⟨

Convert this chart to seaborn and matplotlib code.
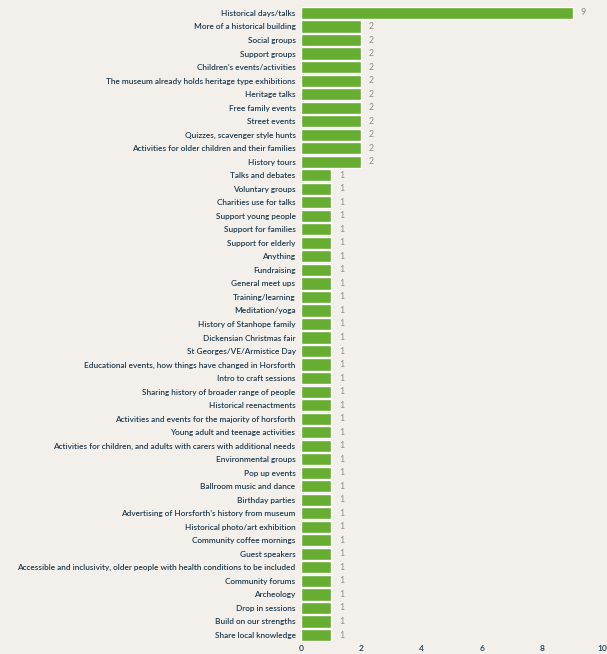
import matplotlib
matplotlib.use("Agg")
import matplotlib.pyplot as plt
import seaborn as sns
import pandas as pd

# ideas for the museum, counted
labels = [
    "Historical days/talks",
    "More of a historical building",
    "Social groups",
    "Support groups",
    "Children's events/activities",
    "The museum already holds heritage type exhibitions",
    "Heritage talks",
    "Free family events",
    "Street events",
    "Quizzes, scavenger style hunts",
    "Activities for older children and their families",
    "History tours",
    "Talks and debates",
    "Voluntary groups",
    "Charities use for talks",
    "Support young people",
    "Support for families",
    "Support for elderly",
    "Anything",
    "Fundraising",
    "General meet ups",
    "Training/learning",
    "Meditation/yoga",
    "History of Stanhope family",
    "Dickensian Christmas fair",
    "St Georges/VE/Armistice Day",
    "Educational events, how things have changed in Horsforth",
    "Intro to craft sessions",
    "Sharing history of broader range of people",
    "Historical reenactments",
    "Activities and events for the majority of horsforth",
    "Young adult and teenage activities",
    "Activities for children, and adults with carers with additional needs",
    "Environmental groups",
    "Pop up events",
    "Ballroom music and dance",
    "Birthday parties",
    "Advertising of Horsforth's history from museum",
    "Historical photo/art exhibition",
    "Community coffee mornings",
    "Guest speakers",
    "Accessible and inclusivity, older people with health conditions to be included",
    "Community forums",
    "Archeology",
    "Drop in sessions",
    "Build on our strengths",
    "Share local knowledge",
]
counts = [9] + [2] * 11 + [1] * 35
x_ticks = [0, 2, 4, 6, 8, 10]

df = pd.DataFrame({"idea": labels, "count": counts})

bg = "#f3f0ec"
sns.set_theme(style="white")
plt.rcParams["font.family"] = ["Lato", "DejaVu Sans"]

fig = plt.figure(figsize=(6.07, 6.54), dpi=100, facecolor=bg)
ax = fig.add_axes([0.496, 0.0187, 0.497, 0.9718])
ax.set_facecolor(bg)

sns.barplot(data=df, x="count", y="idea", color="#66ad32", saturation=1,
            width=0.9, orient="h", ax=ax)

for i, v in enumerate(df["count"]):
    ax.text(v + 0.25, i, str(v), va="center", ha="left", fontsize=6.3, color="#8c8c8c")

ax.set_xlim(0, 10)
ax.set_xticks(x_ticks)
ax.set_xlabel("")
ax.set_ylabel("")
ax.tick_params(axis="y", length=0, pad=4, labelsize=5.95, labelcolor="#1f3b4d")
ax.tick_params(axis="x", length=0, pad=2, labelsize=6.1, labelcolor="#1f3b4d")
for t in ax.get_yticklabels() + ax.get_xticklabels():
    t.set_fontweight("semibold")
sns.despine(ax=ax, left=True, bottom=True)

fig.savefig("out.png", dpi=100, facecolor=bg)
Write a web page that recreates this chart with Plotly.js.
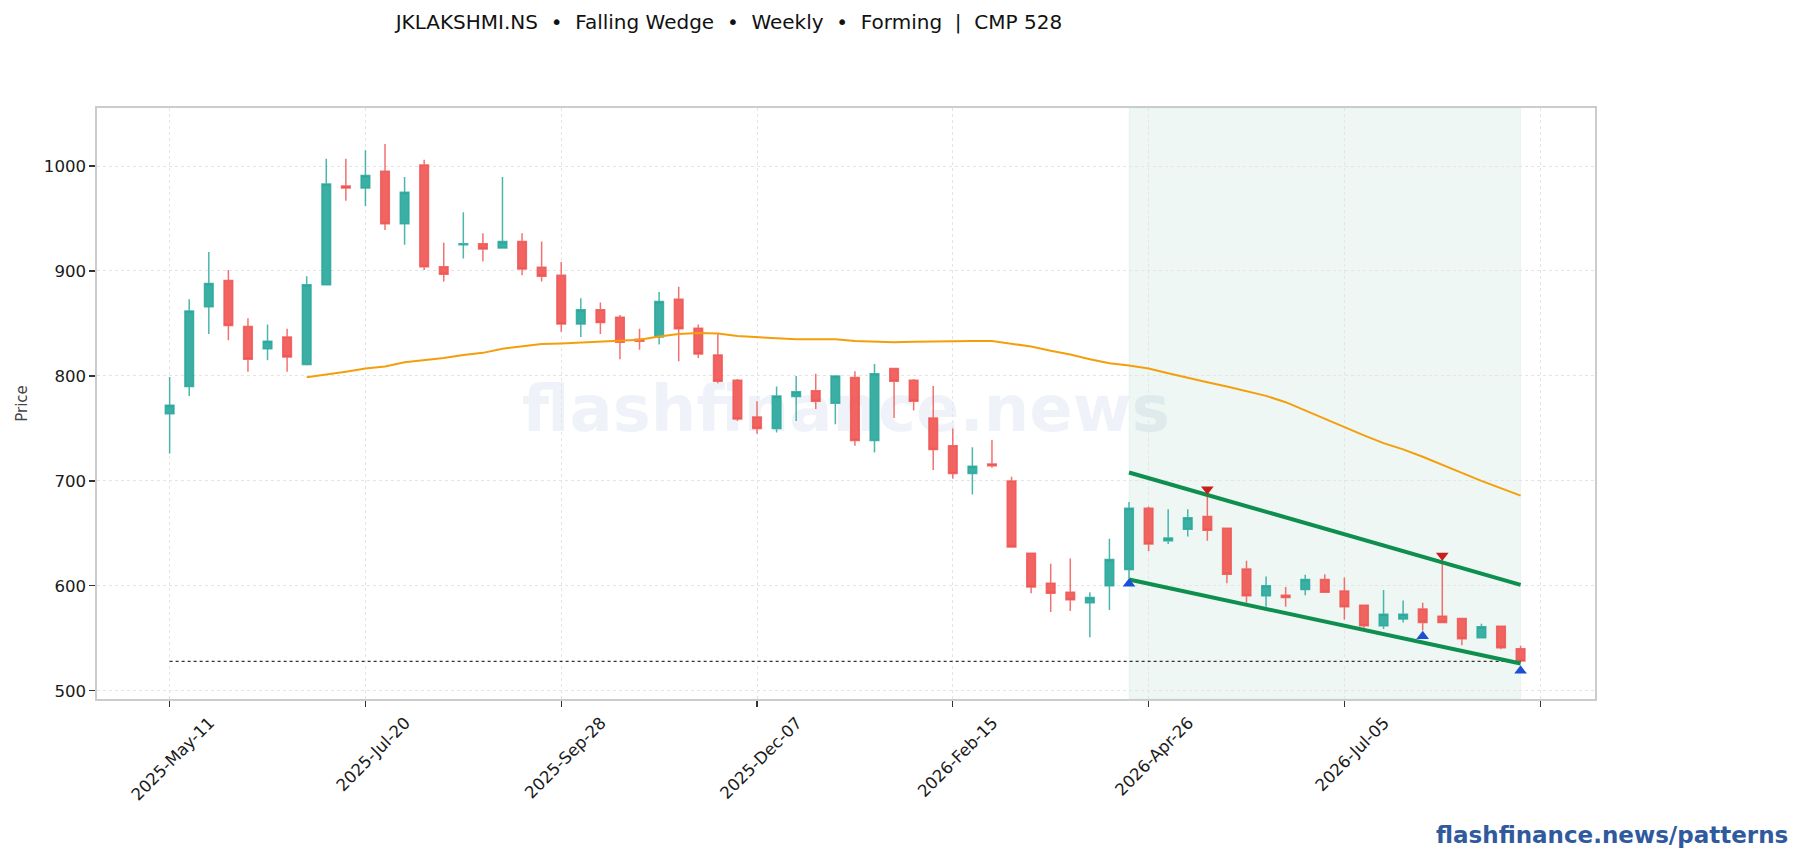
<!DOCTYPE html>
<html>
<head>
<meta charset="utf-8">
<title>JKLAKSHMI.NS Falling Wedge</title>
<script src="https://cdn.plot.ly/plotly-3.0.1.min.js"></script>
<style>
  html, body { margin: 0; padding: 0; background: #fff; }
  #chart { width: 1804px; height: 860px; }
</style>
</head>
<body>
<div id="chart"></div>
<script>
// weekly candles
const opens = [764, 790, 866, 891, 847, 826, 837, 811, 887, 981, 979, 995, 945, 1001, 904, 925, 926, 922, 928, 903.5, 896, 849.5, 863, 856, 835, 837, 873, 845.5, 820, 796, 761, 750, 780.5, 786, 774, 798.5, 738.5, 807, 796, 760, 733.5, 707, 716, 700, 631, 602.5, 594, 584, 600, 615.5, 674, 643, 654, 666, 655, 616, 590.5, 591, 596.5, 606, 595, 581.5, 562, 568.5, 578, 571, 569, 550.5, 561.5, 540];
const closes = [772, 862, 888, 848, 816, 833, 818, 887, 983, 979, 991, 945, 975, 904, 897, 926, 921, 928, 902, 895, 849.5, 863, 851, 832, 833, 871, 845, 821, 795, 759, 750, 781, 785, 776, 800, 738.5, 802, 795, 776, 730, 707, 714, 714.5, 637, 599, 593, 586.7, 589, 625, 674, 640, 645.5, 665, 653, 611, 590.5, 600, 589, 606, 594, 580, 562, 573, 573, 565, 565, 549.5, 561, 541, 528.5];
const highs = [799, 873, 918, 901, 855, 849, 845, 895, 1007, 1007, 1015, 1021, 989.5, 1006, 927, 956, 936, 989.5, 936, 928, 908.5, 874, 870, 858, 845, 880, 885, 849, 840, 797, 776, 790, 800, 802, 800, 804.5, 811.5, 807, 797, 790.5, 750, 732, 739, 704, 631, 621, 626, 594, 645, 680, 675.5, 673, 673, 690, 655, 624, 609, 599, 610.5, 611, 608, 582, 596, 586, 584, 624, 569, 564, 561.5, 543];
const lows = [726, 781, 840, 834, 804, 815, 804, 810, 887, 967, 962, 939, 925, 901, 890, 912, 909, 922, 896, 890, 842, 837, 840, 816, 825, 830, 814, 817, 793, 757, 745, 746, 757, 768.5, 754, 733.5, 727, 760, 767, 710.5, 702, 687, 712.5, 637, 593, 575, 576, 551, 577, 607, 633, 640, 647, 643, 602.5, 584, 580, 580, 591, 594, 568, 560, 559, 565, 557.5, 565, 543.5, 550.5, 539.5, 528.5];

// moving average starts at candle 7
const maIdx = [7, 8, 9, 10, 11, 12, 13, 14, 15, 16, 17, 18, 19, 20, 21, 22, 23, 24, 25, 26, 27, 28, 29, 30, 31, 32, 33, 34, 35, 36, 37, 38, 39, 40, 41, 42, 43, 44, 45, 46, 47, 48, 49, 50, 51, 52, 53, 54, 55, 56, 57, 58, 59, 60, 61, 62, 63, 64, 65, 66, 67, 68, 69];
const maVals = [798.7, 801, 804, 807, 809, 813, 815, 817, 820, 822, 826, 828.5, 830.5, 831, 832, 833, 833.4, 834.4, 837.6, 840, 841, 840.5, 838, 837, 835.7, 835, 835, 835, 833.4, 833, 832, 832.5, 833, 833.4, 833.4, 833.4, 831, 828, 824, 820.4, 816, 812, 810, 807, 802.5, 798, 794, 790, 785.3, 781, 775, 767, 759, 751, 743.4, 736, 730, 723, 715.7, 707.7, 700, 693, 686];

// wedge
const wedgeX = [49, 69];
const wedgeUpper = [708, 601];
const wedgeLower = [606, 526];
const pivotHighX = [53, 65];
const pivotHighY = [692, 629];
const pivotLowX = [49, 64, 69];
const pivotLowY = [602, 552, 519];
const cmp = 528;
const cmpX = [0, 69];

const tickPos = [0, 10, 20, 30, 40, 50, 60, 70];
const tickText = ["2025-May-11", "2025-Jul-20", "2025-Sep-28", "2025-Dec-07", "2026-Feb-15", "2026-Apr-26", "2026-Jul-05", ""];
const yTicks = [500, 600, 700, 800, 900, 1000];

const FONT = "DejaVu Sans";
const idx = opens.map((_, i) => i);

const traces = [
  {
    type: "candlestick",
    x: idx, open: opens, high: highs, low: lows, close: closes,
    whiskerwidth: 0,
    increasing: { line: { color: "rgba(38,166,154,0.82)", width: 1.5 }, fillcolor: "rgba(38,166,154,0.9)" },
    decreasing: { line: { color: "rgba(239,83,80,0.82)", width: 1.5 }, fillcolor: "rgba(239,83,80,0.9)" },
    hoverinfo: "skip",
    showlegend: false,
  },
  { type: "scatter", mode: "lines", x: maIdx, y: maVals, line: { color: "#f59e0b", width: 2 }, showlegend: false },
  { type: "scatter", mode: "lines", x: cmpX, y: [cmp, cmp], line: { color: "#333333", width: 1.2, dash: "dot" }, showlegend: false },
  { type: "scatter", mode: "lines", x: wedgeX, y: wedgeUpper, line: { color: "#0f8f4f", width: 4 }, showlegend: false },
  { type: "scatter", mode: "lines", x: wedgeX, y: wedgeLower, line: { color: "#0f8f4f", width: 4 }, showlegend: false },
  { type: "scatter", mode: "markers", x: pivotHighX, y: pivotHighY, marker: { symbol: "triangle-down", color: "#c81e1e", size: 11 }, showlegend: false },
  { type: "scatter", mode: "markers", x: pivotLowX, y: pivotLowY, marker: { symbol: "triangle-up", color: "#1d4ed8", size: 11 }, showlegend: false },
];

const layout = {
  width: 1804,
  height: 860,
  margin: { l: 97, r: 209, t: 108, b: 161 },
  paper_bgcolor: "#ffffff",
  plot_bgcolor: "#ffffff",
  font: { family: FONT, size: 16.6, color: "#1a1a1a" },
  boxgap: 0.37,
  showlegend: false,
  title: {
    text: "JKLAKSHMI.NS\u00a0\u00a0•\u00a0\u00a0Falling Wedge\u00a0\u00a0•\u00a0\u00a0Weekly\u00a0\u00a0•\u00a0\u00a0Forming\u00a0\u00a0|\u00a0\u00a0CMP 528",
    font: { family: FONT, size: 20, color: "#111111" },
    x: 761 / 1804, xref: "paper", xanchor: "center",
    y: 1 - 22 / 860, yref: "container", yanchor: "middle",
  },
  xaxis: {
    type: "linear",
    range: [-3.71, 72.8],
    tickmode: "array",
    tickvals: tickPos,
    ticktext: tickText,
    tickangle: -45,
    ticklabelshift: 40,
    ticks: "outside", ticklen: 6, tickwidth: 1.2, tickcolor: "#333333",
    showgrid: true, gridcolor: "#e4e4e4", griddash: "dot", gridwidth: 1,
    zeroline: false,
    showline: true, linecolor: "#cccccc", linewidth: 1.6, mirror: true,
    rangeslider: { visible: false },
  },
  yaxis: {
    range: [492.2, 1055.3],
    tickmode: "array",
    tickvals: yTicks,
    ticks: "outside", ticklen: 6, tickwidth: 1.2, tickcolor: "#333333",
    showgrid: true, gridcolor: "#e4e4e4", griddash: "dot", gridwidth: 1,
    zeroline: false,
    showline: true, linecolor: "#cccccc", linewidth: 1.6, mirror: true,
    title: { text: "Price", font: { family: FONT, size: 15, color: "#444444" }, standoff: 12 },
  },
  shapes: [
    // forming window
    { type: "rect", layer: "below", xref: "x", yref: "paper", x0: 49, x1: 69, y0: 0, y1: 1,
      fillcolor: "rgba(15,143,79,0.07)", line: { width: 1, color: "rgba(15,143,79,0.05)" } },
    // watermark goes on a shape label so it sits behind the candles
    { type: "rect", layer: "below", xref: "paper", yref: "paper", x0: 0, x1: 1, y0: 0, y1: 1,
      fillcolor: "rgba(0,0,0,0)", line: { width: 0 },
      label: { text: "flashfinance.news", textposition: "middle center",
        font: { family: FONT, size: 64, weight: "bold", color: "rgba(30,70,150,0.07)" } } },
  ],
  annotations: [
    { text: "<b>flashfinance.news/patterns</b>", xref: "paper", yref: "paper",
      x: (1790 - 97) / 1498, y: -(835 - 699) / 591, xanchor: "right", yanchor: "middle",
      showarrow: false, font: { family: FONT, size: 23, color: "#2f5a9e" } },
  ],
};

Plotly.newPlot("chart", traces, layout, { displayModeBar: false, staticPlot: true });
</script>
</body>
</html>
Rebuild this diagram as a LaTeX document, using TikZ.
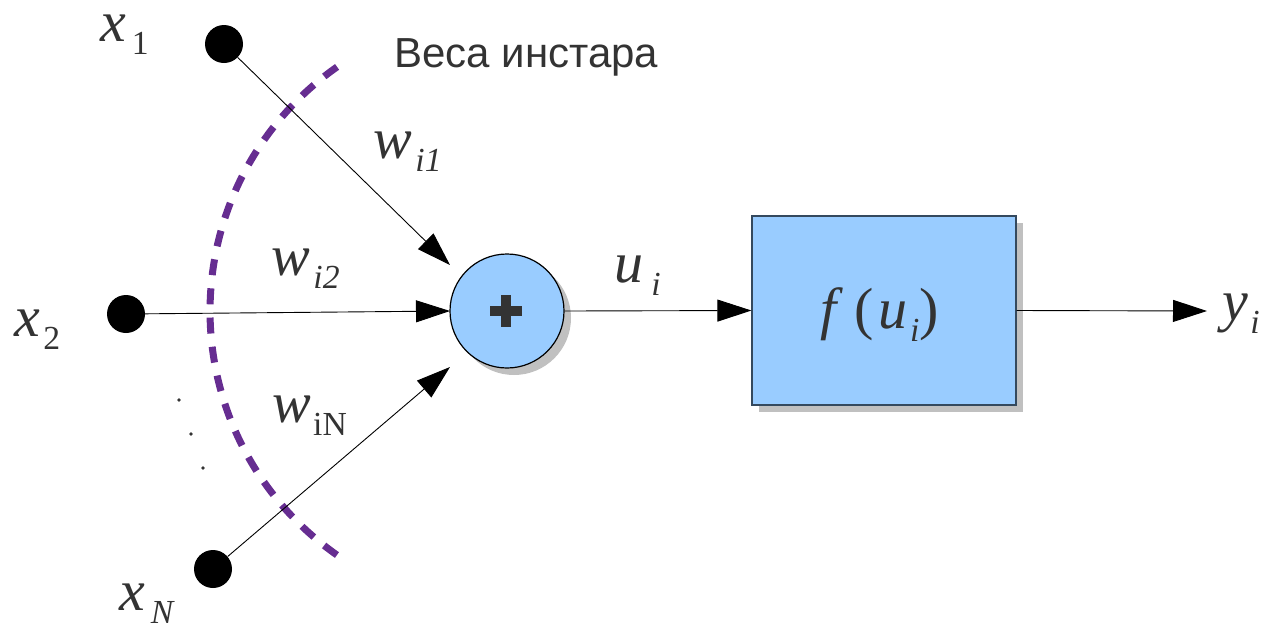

⟩

[DESCRIPTION OF THE TASK] Exactly as written, please give again the lines from the beginning of the listing through the line containing "import pandas as pd", inclusive, without any pictures.

[FINAL RESULT]
Convert this chart to seaborn and matplotlib code.
import matplotlib
matplotlib.use("Agg")
import matplotlib.pyplot as plt
import seaborn as sns
import pandas as pd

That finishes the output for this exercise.